Since, the pass axes of two polarisers $P_1$ and $P_2$ were kept such that the incident unpolarised beam of intensity $I_0$ gets completely blocked.
This means that both polarisers were kept cross (perpendicular of their pass axes) to each other.

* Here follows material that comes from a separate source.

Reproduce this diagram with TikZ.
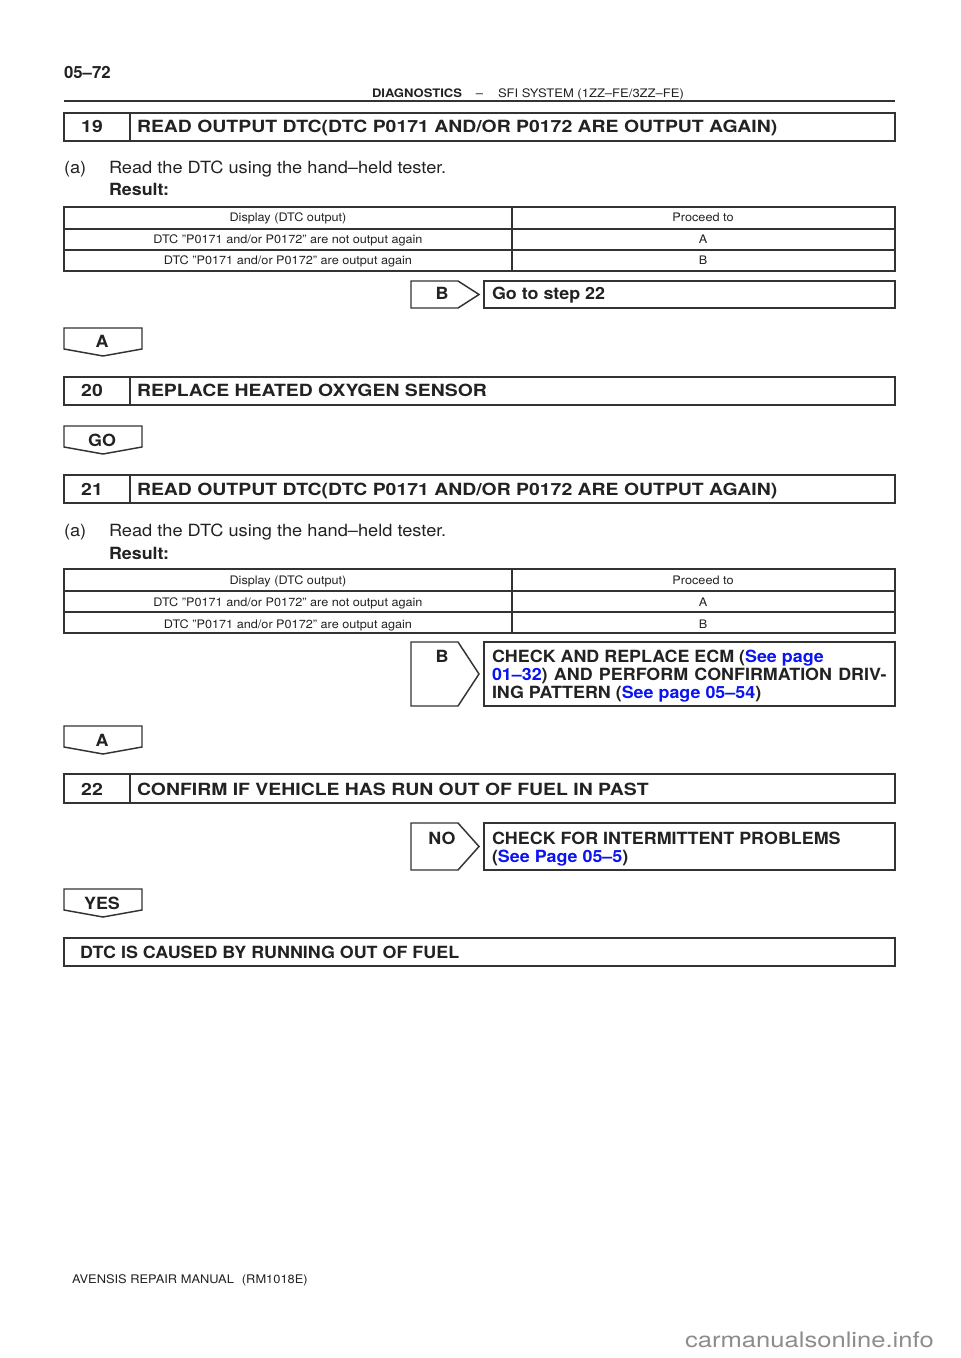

When third polariser $P_3$ is introduced between $P_1$ and $P_2$ such that the angle between the pass axes of $P_1$ and $P_3$ is $60^{\circ}$, i.e. $\theta_1=60^{\circ}$.
intensity of polarised light emerging from first polaroid, $I_1=\frac{I_0}{2}$
Intensity of polarised light $\left(I_3\right)$ emerging from polaroid $P_3$ is given by law of Malus, i.e.,
$$
\begin{aligned}
I_3 & =I_1 \cos ^2 \theta, \\
& =\frac{I_0}{2} \cos ^2 60=\frac{I_0}{2} \frac{1}{4} \\
I_3 & =\frac{I_0}{8}
\end{aligned}
$$

Now, the angle between pass axis of $P_3$ and $P_2$, $\theta_2=90^{\circ}-60^{\circ}=30^{\circ}$
$\therefore$ Intensity of polarised light emerging from lost (second) polaroid $P_2$.
$$
I_2=I_3 \cos ^2 30^{\circ}=\frac{I_0}{8} \cdot \frac{3}{4}=\frac{3 I_0}{32}
$$